Source : Calgary Herald

We're a nation of couch potatoes, according to a new report that found Canadian adults age 18 and over watch more than four hours of TV a day on average.

Children age two to 11 spend about 2.5 hours a day in front of the set, the report found, while teens 12 to 17 watch about the same amount as younger children.

The figures are contained in the first of an annual series of industry reports from the Canadian Radio-television and Telecommunications Commission.

They are much higher than those offered by Statistics Canada, which reports that Canadians age 20 and over averaged 2.1 hours of TV a day in 2005, down slightly from 20 years earlier.

CRTC says the discrepancy occurs because Statistics Canada asks people to self-report how much time they watch TV throughout the year, while the company that provided viewership data to the CRTC collects it automatically with an electronic meter, often during sweeps week when networks can measure their biggest audiences to set advertising rates.

"(TV) is so double-edged -- it has really great things and really not so great things, and it all depends on how you use it," says Arlene Moscovitch, who authored a pair of reports on electronic media use for the Vanier Institute of the Family.
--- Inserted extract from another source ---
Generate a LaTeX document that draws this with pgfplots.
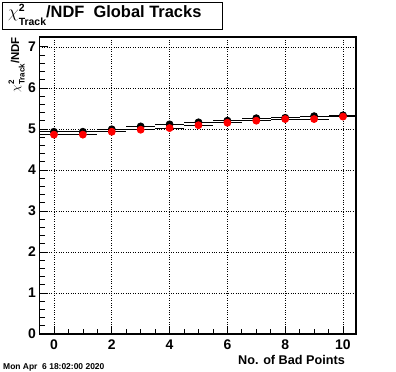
\documentclass[border=0pt]{standalone}
\usepackage{fontspec}
\setmainfont{Liberation Sans}
\usepackage{pgfplots}
\pgfplotsset{compat=1.18}
\pgfplotstableread{
x y ex
0 4.93 0.5
1 4.93 0.5
2 4.99 0.5
3 5.06 0.5
4 5.11 0.5
5 5.16 0.5
6 5.20 0.5
7 5.26 0.5
8 5.27 0.5
9 5.31 0.5
10 5.33 0.5
}\blackdata
\pgfplotstableread{
x y ex
0 4.86 0.5
1 4.86 0.5
2 4.93 0.5
3 4.98 0.5
4 5.02 0.5
5 5.09 0.5
6 5.15 0.5
7 5.20 0.5
8 5.24 0.5
9 5.24 0.5
10 5.30 0.5
}\reddata
\newcommand{\titlechi}{{\fontsize{16.5}{16.5}\selectfont$\chi$}\raisebox{-7.5bp}{\vbox{\fontsize{10.5}{14}\selectfont\bfseries\hbox{2}\hbox{Track}}}}
\begin{document}
\begin{tikzpicture}
\path[use as bounding box] (0,0) rectangle (396bp,372bp);
\begin{axis}[
  at={(39.5bp,38bp)}, anchor=south west,
  scale only axis, width=316.5bp, height=297bp,
  xmin=-0.5, xmax=10.45, ymin=0, ymax=7.24,
  xtick={0,2,...,10}, minor x tick num=3,
  ytick={0,1,...,7}, minor y tick num=4,
  tick align=inside, xtick pos=left, ytick pos=left,
  major tick length=8bp, minor tick length=5bp,
  grid=major, major grid style={black, dotted, line width=0.6pt},
  axis line style={line width=1.1pt},
  every tick/.style={black, line width=0.7pt},
  tick label style={font=\fontsize{14}{14}\selectfont\bfseries},
  /pgf/number format/assume math mode=true,
  xticklabel style={yshift=-2bp},
  clip=false,
]
\addplot[black, line width=0.8pt, only marks, mark=*, mark size=3.5bp, mark options={fill=black, draw=black},
  error bars/.cd, x dir=both, x explicit, error mark=none, error bar style={line width=0.8pt, black}]
  table[x=x, y=y, x error=ex] {\blackdata};
\addplot[black, line width=0.8pt, only marks, mark=*, mark size=3.5bp, mark options={fill=red, draw=red},
  error bars/.cd, x dir=both, x explicit, error mark=none, error bar style={line width=0.8pt, black}]
  table[x=x, y=y, x error=ex] {\reddata};
\end{axis}
\draw[line width=0.8pt] (2bp,343bp) rectangle (222bp,370bp);
\node[anchor=base west, inner sep=0, font=\fontsize{16.5}{16.5}\selectfont\bfseries] at (8bp,354bp) {\titlechi/NDF\ \ Global Tracks};
\node[rotate=90, anchor=base east, inner sep=0, font=\fontsize{11.5}{11.5}\selectfont\bfseries] at (19bp,335bp)
  {{\fontsize{12}{12}\selectfont$\chi$}\raisebox{-5.5bp}{\vbox{\fontsize{8}{10.5}\selectfont\bfseries\hbox{2}\hbox{Track}}}/NDF};
\node[anchor=base east, inner sep=0, font=\fontsize{12.7}{12.7}\selectfont\bfseries] at (345bp,8bp) {No. of Bad Points};
\node[anchor=base west, inner sep=0, font=\fontsize{8.5}{8.5}\selectfont\bfseries] at (3bp,3bp) {Mon Apr\ \ 6 18:02:00 2020};
\end{tikzpicture}
\end{document}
Between the 1998 report and the one released last fall, she says the biggest change she noted was the rise in "individualistic" media use, with family members increasingly cocooned in electronic bubbles that isolate them from each other.

"Whereas before you might have that one TV set and everyone sits around it or they fight over what they're going to watch, now you've got three, four and sometimes even five TVs in a single household," she says, noting that often leaves even young children to watch programs without supervision or discussion of what they're seeing.

In terms of computer use, the CRTC found that anglophones spend more time online than their French counterparts, at 13.4 hours per week compared to 9.8 hours. Both figures have been growing consistently over the last decade, rising from 11.7 and 9.1 hours, respectively, in 2005. User-generated content is more popular online than professionally produced programs, the commission says.

While MP3 player ownership is on the rise (31 per cent of Canadians last year, compared to 27 per cent the year before), radio listening is slipping -- except among the older age groups.

Canadians age 12 and up spend just over 2.5 hours a day on average listening to the radio or other services, the commission found, but that average conceals a low of one hour a day among teens and a high of just over three hours a day for the 50-plus crowd.